Ilmu yang diperoleh akal melalui refleksi sifatnya terbatas demikian pula hanya dengan cahaya yang disemayamkan tuhan kedalam hati manuisa. Dalam kaitan dengan segala yang tercipta, akal memiliki keterbatasan dalam memahami penyingkapan diri  Tuhan.hal ini membuktikan betapa ke-Esaan tuhan sebagaimana tuhan menyatakan diri dengan wahyu-Nya kedalam bentuk kosmos.
Menurut Ibn ‘Arabi, tidak ada seoarang pun yang dapat meragukan akurasi literal Al-Qur’an. Menganggap bahwa “hakikat makna” (firman) tuhan berada dibalik pernyataan literal atau dapat ditemukan melalui ta’wil merupakan salah suatu itndakan yang tidak beradab terhadap tuhan. Kita tidak boleh mengabaikan begitu saja makna literal dari suatu teks (ayat Al-Qur’an). Karena tidak mungkin memahami teks al-Qur’an jika hanya bersandar pada akal, fakta ilmiah serta barbagai upaya rasioanl lainnya, untuk memahami makna teks diperlukan kesiapan tertentu.

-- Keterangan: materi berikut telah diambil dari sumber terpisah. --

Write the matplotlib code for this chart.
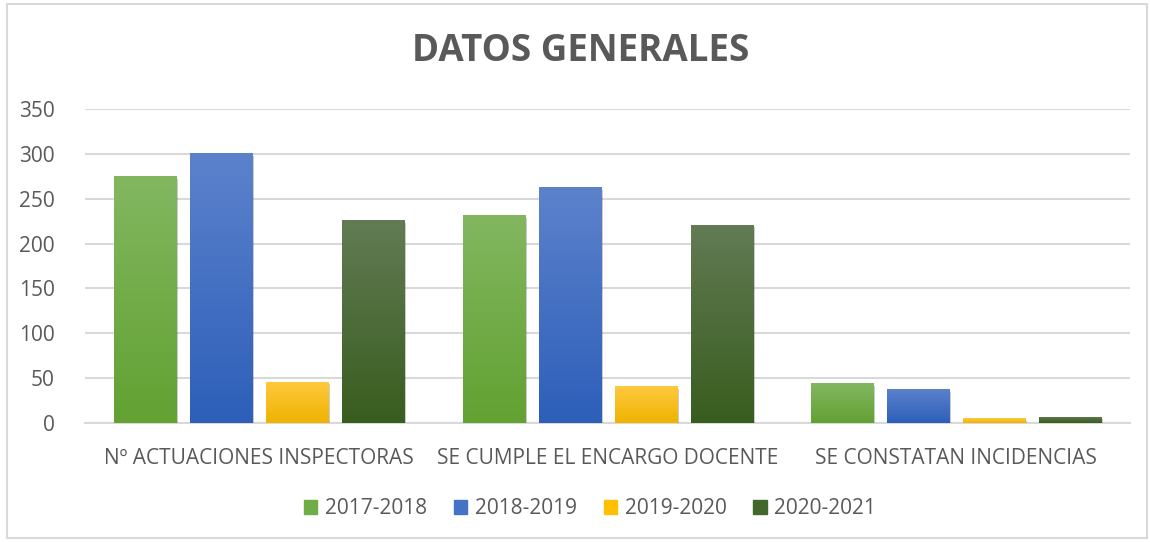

Ibn ‘Arabi secara tegas menyataka bahwa ilmu yang diperoleh melalui jalan kasf lebih tinggi dari olmu yang diperoleh melalui upaya intelektual dan pencarian rasional. Meskipun demikian dia tidak menagtakan bahwa ilmu rasional tidak berguna akan tetapi rasioan itu memilik batasan-batasan semisal memahami persolan tertentu yang tidak dapat dinalar dengan akal. Sang syekh pun memberikan ketentuan yang sama manakala mengingatkan kita akan batasan akal. Suatu kenyataan bahwa akal terbatasi dan terikat pada kenyataan alamiyahnya. Sebenarnya, ia menyatakan, “akal” hanyalah merupakan nama bagi tindakan kognitif yang mampu membedakan antara kita dengan Tuhan. Kasih sayang Tuhan tidak akan pernak teraktualisasikan hingga pesona akal dapat deipecahkan dan keterlepasan dapat teratasi.